While preparing to leave Saipan, the second atomic bomb was dropped on Nagasaki.
Operation Olympic was the code name for the plan to invade Japan, scheduled to begin in the fall of 1945, with the 6th Army with 10 infantry divisions and three Marine divisions – the 2nd, 3rd and 5th.
The 2nd Marine Division was to hit Japan around Nagasaki, on the island of Kyushu in Japan. They set sail for Nagasaki.
Occupation of Japan
At first, the Marines stayed in a partially bombed-out railroad depot, sleeping on ponchos on the floor.
“We could see all the destruction, railroad tracks twisted every which way and nearly every building destroyed. There were pitiful-looking people everywhere,” he said.
While walking down the tracks, Jones and a buddy discovered a hole in the cement. It was a tunnel.
“We crawled back in the tunnel about 20 feet, then a tunnel turned to the left and there were steps,” he said.
The steps led to a room, with other rooms leading off of it. They discovered remnants of a printing press, a Roman Catholic New Testament, a Bible distributed by the YMCA and other Christian literature.
Once he saw trucks carrying Allied prisoners of war freed from prison camps.
“They were haggard, malnourished and gaunt-looking,” Jones said.
The 10th Regiment was designated a military police regiment during the Japanese occupation, assigned to enforce the peace. They trained with .45 caliber pistols next to a burial site where the Japanese buried prisoners who died in the camps.
“A Marine burial detail was digging up the graves, putting the bodies in body bags and taking them out on trucks,” he said.
Jones said the Japanese people were friendly and kind and never gave any trouble.
Occasionally, they had to break up arguments or fights between Koreans and Japanese.
“All the Korean people the Japanese had enslaved in Japan were just set free,” he said. “They had no way of getting home at the time. They were roaming around while preparations were made to send them home.”
Most of his time during the occupation was spent near the towns of Sasebo and Nagasaki, where he made many Japanese friends.
In July 1946, the Army replaced the Marines. The 2nd Division returned to Camp Lejeune. Cpl. Jones returned to Henderson County on Aug. 1, 1946. His family had saved 283 letters he had written.
Before leaving for the war, Jones attained Eagle Scout and Royal Ambassador at his church.

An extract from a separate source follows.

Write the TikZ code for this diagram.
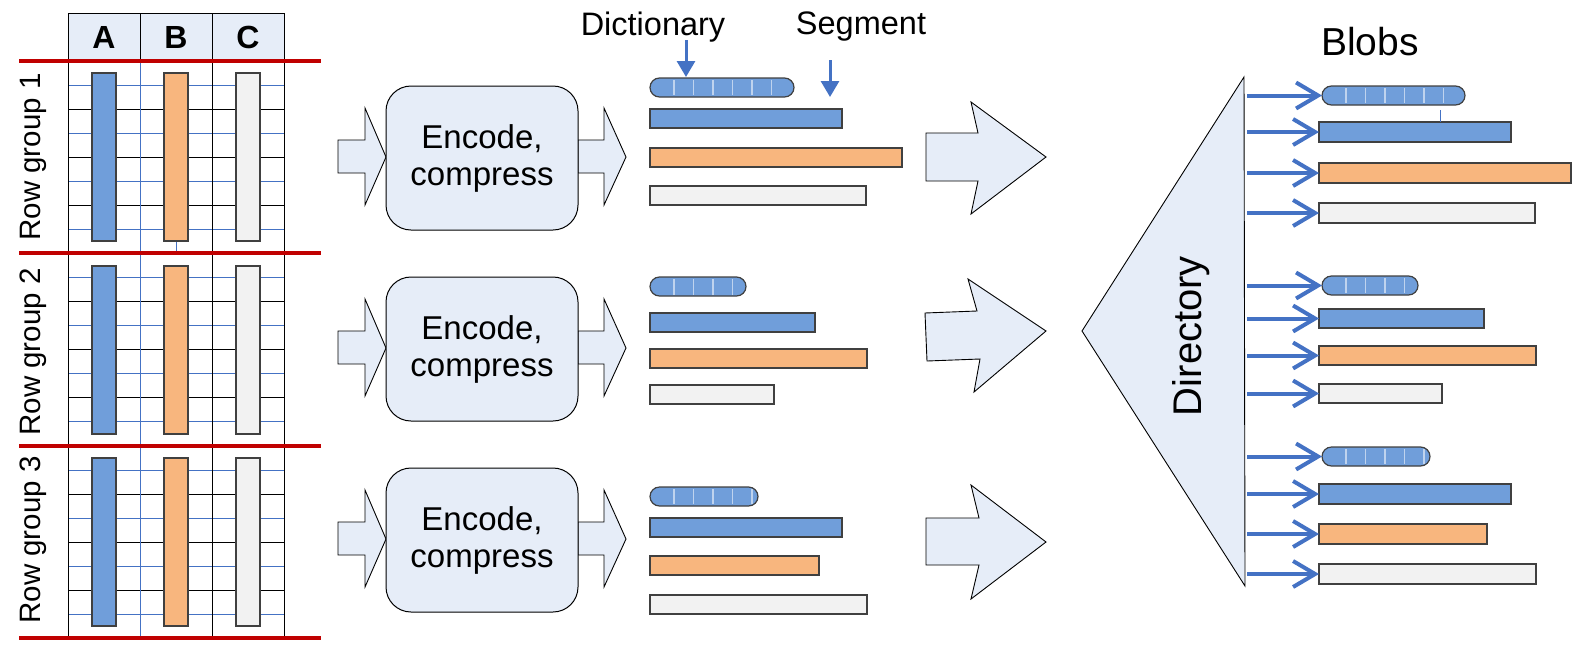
\documentclass[tikz,border=0pt]{standalone}
\usepackage{fontspec}
\setmainfont{Liberation Sans}
\usetikzlibrary{arrows.meta}
\definecolor{segblue}{RGB}{112,158,218}
\definecolor{segorange}{RGB}{248,182,126}
\definecolor{seggray}{RGB}{242,242,242}
\definecolor{paleblue}{RGB}{230,237,248}
\definecolor{gridblue}{RGB}{68,114,196}
\definecolor{rgred}{RGB}{192,0,0}
\tikzset{
    bar/.style = {rectangle, draw=black!75, line width=1.2pt, inner sep=0pt, outer sep=0pt, anchor=north west, minimum height=19pt},
    bara/.style = {bar, fill=segblue},
    barb/.style = {bar, fill=segorange},
    barc/.style = {bar, fill=seggray},
    pill/.style = {bar, fill=segblue, rounded corners=9.5pt},
    colbar/.style = {bar, minimum width=24pt, minimum height=168pt},
    hdcell/.style = {rectangle, draw=black, line width=1pt, fill=paleblue, minimum width=72pt, minimum height=48pt, inner sep=0pt, font=\fontsize{32}{34}\selectfont\bfseries},
    encbox/.style = {rectangle, rounded corners=25pt, draw=black, line width=1pt, fill=paleblue, minimum width=192pt, minimum height=144pt, align=center, font=\fontsize{33}{37}\selectfont},
    blockarr/.style = {draw=black, line width=0.9pt, fill=paleblue, line join=miter},
    gridk/.style = {black, line width=1pt},
    gridb/.style = {gridblue, line width=1pt},
    rgline/.style = {rgred, line width=4pt},
    rglabel/.style = {rotate=90, font=\fontsize{29.5}{32}\selectfont},
    ptr/.style = {gridblue, line width=3pt, -{Triangle[length=16pt,width=18pt]}},
    blobptr/.style = {gridblue, line width=4pt, -{Straight Barb[length=22pt,width=26pt]}},
    stripe/.style = {white!55!segblue, line width=1.6pt}
}
% light stripes of a dictionary pill: x0, top, bottom, count
\newcommand{\pillstripes}[4]{\foreach \k in {1,...,#4} {\draw[stripe] (#1+4.5+19.5*\k,#2+2) -- (#1+4.5+19.5*\k,#3-2);}}

\begin{document}
\begin{tikzpicture}[x=1pt,y=-1pt]
\useasboundingbox (0,0) rectangle (1579,654);
% table
\node[hdcell] at (104,37) (hA) {A};
\node[hdcell] at (176,37) (hB) {B};
\node[hdcell] at (248,37) (hC) {C};
\foreach \g in {61,253,446} {
  \foreach \r in {24,72,120,168} \draw[gridb] (68,\g+\r) -- (284,\g+\r);
  \foreach \r in {48,96,144} \draw[gridk] (68,\g+\r) -- (284,\g+\r);
}
\draw[gridk] (68,13) -- (68,638);
\draw[gridb] (140,61) -- (140,638);
\draw[gridk] (212,61) -- (212,638);
\draw[gridk] (284,61) -- (284,638);
\draw[gridb, line width=0.8pt] (176,241) -- (176,253);
%
\node[colbar, fill=segblue] at (92,73) (colA1) {};
\node[colbar, fill=segorange] at (164,73) (colB1) {};
\node[colbar, fill=seggray] at (236,73) (colC1) {};
\node[colbar, fill=segblue] at (92,266) (colA2) {};
\node[colbar, fill=segorange] at (164,266) (colB2) {};
\node[colbar, fill=seggray] at (236,266) (colC2) {};
\node[colbar, fill=segblue] at (92,458) (colA3) {};
\node[colbar, fill=segorange] at (164,458) (colB3) {};
\node[colbar, fill=seggray] at (236,458) (colC3) {};
%
\draw[rgline] (19,61) -- (321,61);
\draw[rgline] (19,253) -- (321,253);
\draw[rgline] (19,446) -- (321,446);
\draw[rgline] (19,638) -- (321,638);
\node[rglabel] at (33,157) (rg1) {Row group 1};
\node[rglabel] at (33,352) (rg2) {Row group 2};
\node[rglabel] at (33,540) (rg3) {Row group 3};
% encode, compress
\foreach \n/\dy in {1/0,2/191,3/382} {
  \draw[blockarr] (338,140+\dy) -- (365,140+\dy) -- (365,108+\dy) -- (386,157+\dy) -- (365,205+\dy) -- (365,173+\dy) -- (338,173+\dy) -- cycle;
  \draw[blockarr] (578,140+\dy) -- (604,140+\dy) -- (604,108+\dy) -- (626,157+\dy) -- (604,205+\dy) -- (604,173+\dy) -- (578,173+\dy) -- cycle;
  \node[encbox] at (482,158+\dy) (enc\n) {Encode,\\compress};
}
% segments
\node[font=\fontsize{32.5}{34}\selectfont] at (653,27) (dictlbl) {Dictionary};
\node[font=\fontsize{32.5}{34}\selectfont] at (861,27) (seglbl) {Segment};
\node[pill, minimum width=144pt] at (650,78) (d1) {};
\pillstripes{650}{78}{97}{6}
\node[bara, minimum width=192pt] at (650,109) (a1) {};
\node[barb, minimum width=252pt] at (650,148) (b1) {};
\node[barc, minimum width=216pt] at (650,186) (c1) {};
\node[pill, minimum width=96pt] at (650,277) (d2) {};
\pillstripes{650}{277}{297}{4}
\node[bara, minimum width=165pt] at (650,313) (a2) {};
\node[barb, minimum width=217pt] at (650,349) (b2) {};
\node[barc, minimum width=124pt] at (650,385) (c2) {};
\node[pill, minimum width=108pt] at (650,487) (d3) {};
\pillstripes{650}{487}{506}{5}
\node[bara, minimum width=192pt] at (650,518) (a3) {};
\node[barb, minimum width=169pt] at (650,556) (b3) {};
\node[barc, minimum width=217pt] at (650,595) (c3) {};
\coordinate (dictfrom) at (686,40);
\coordinate (dictto) at (686,77);
\coordinate (segfrom) at (830,60);
\coordinate (segto) at (830,97);
\draw[ptr] (dictfrom) -- (dictto);
\draw[ptr] (segfrom) -- (segto);
% to directory
\draw[blockarr] (926,133) -- (978,133) -- (971,102) -- (1046,157) -- (971,214) -- (978,181) -- (926,181) -- cycle;
\draw[blockarr] (925,313) -- (977,311) -- (968,279) -- (1046,331) -- (974,392) -- (980,359) -- (927,361) -- cycle;
\draw[blockarr] (926,518) -- (979,518) -- (971,485) -- (1046,542) -- (971,599) -- (979,565) -- (926,565) -- cycle;
\draw[blockarr] (1244,77) -- (1082,331) -- (1245,586) -- cycle;
\node[rotate=90, font=\fontsize{40}{44}\selectfont] at (1191,336) (dirlbl) {Directory};
% blobs
\node[font=\fontsize{39}{42}\selectfont] at (1370,42) (blobslbl) {Blobs};
\node[pill, minimum width=143pt] at (1322,86) (bd1) {};
\pillstripes{1322}{86}{105}{6}
\node[bara, minimum width=192pt, minimum height=20pt] at (1319,122) (ba1) {};
\node[barb, minimum width=252pt, minimum height=20pt] at (1319,163) (bb1) {};
\node[barc, minimum width=216pt, minimum height=20pt] at (1319,203) (bc1) {};
\node[pill, minimum width=96pt] at (1322,276) (bd2) {};
\pillstripes{1322}{276}{295}{4}
\node[bara, minimum width=165pt] at (1319,309) (ba2) {};
\node[barb, minimum width=217pt] at (1319,346) (bb2) {};
\node[barc, minimum width=123pt] at (1319,384) (bc2) {};
\node[pill, minimum width=108pt] at (1322,447) (bd3) {};
\pillstripes{1322}{447}{466}{5}
\node[bara, minimum width=192pt, minimum height=20pt] at (1319,484) (ba3) {};
\node[barb, minimum width=168pt, minimum height=20pt] at (1319,524) (bb3) {};
\node[barc, minimum width=217pt, minimum height=20pt] at (1319,564) (bc3) {};
\draw[gridb, line width=0.8pt] (1440,110) -- (1440,122);
\coordinate (dirR) at (1247,0);
\foreach \b in {bd1,ba1,bb1,bc1,bd2,ba2,bb2,bc2,bd3,ba3,bb3,bc3}
  \draw[blobptr] (dirR |- \b.west) -- (\b.west);
\end{tikzpicture}
\end{document}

In 1948, he became scoutmaster of Boy Scout Troop 610 in East Flat Rock, his old troop, serving as scoutmaster for 21 years and in other capacities to the present.
He worked for more than 30 years with the Hendersonville Post Office, with the majority of that time as rural letter carrier.

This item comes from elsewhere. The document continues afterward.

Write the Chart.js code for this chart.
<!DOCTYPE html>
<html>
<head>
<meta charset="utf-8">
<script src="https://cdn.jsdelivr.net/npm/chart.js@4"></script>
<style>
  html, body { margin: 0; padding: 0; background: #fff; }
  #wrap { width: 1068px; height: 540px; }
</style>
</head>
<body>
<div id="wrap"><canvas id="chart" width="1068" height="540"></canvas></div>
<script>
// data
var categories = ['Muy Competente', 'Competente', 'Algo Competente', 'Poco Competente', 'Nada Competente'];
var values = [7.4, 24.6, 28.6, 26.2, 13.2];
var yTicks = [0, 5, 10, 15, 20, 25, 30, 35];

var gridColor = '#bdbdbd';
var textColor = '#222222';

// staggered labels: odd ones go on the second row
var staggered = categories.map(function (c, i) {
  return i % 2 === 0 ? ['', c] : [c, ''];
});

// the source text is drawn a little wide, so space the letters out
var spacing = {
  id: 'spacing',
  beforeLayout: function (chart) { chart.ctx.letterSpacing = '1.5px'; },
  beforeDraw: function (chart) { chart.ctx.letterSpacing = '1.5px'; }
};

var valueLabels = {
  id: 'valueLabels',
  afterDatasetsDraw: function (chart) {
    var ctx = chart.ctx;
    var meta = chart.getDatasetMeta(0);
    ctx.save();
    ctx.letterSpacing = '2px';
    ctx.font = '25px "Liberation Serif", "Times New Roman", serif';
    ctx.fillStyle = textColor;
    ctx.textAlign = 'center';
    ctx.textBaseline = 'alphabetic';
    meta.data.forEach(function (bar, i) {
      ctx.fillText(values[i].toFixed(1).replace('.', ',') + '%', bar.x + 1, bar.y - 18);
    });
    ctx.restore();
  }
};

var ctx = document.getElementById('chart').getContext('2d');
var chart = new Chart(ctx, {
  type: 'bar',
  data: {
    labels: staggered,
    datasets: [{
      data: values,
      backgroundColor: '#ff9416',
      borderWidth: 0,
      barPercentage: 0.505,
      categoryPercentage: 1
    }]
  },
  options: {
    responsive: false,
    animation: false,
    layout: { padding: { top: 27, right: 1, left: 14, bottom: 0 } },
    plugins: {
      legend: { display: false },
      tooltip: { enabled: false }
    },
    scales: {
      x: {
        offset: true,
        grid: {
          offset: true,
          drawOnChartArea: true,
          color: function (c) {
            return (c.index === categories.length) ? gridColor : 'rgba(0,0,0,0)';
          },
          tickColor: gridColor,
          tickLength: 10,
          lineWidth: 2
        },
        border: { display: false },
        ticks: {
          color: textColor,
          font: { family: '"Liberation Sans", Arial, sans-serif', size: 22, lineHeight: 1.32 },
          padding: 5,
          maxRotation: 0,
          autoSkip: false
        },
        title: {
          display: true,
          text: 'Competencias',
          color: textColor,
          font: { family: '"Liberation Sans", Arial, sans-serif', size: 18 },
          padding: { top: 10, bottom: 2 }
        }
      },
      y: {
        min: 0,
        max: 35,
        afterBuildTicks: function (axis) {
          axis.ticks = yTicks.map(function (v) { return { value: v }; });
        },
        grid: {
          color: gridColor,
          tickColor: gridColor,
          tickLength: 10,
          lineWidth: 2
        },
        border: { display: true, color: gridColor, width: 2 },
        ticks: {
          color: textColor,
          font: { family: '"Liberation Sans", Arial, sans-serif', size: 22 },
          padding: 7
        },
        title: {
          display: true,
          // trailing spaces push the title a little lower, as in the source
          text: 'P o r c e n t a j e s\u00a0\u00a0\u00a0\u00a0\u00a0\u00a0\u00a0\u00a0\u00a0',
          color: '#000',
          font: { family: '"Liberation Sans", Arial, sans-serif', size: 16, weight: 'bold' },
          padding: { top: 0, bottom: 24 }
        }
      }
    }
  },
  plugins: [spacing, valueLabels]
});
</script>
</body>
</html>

He has volunteered for 19 years with the Old Buncombe Genealogical Society – so called because old Buncombe County originally covered most of Western North Carolina – and is a member of the Henderson County Genealogical Society, the local Veterans of Foreign Wars and American Legion, the Rural Letter Carriers Association and the Carolinas Chapter of the 2nd Marine Division Association.
He has two daughters, Jennie Jones Giles and Connie Jones Aiken; five grandchildren; and four great-grandchildren.